In his Kings County history, A. W. H. Eaton writes that in 1752 a company of British soldiers, possibly under the command of Colonel John Gorham and Major Erasmus James Phillips were ambushed “by a party of French and Indians” in Moccasin Hollow “and were cruelly slain.”

In investigating the “massacre,” Ernest Eaton pointed out a couple of errors in A. W. H. Eaton’s account. First, the 1752 date is wrong and the clash took place in 1747. It’s likely that it wasn’t British soldiers but Gorham Rangers under Gorham and Phillips that were ambushed. Ernest Eaton also says that contrary to what A. W. H. Eaton wrote, it’s probable that the French and Indians got the worst of the clash. Given the frontier reputation of Gorham and Phillips, Ernest Eaton said, it is more likely that they turned the tables on the would-be ambushers and surprised them instead.
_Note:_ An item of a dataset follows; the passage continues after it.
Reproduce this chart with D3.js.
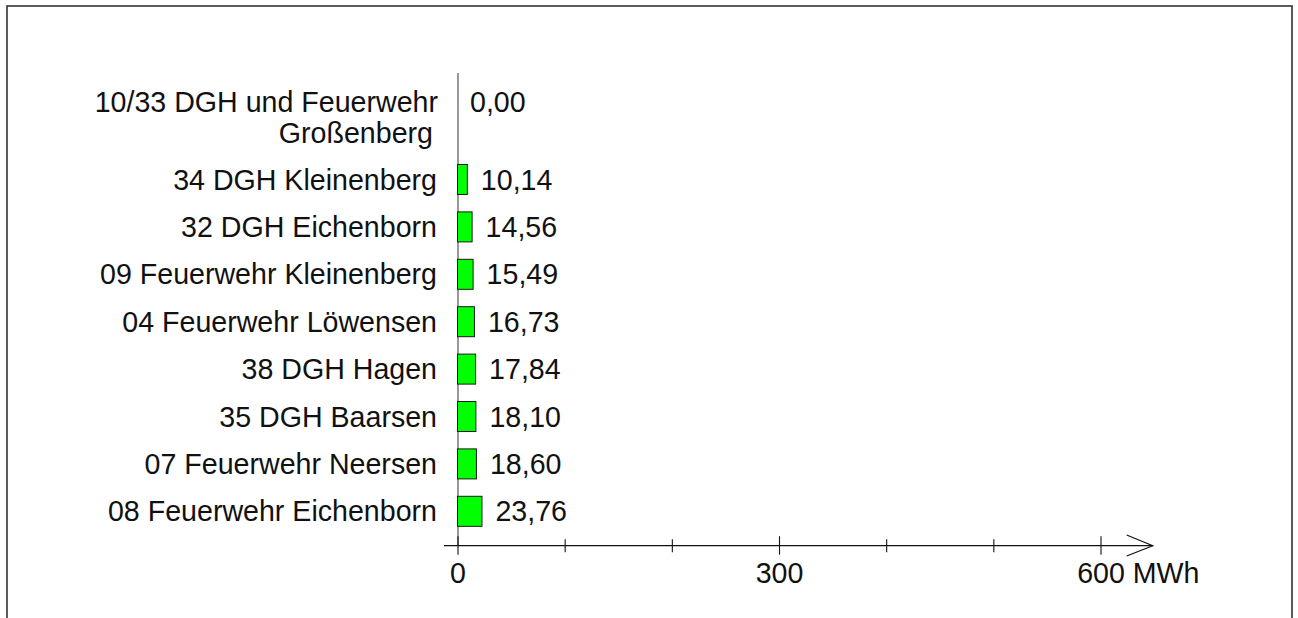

“The Indian’s fear of the spot suggests they may have got the worst of the encounter, ” Eaton wrote in a paper on the clash, which is available at the Kings County Museum. He also points out that the clash at the most was of a minor nature, despite what some local historians have written. It’s also possible, Ernest Eaton said, that people may have confused the Moccasin Hollow clash with the Noble massacre at Grand Pre. Some of the folklore about the Grand Pre incident and the Moccasin Hollow clash are identical.

Anyway, it appears that Gorham’s infamous Rangers and Gorham himself were involved in the Moccasin Hollow incident; and like it or not, Capt. John Gorham has a minuscule role in Kentville’s history.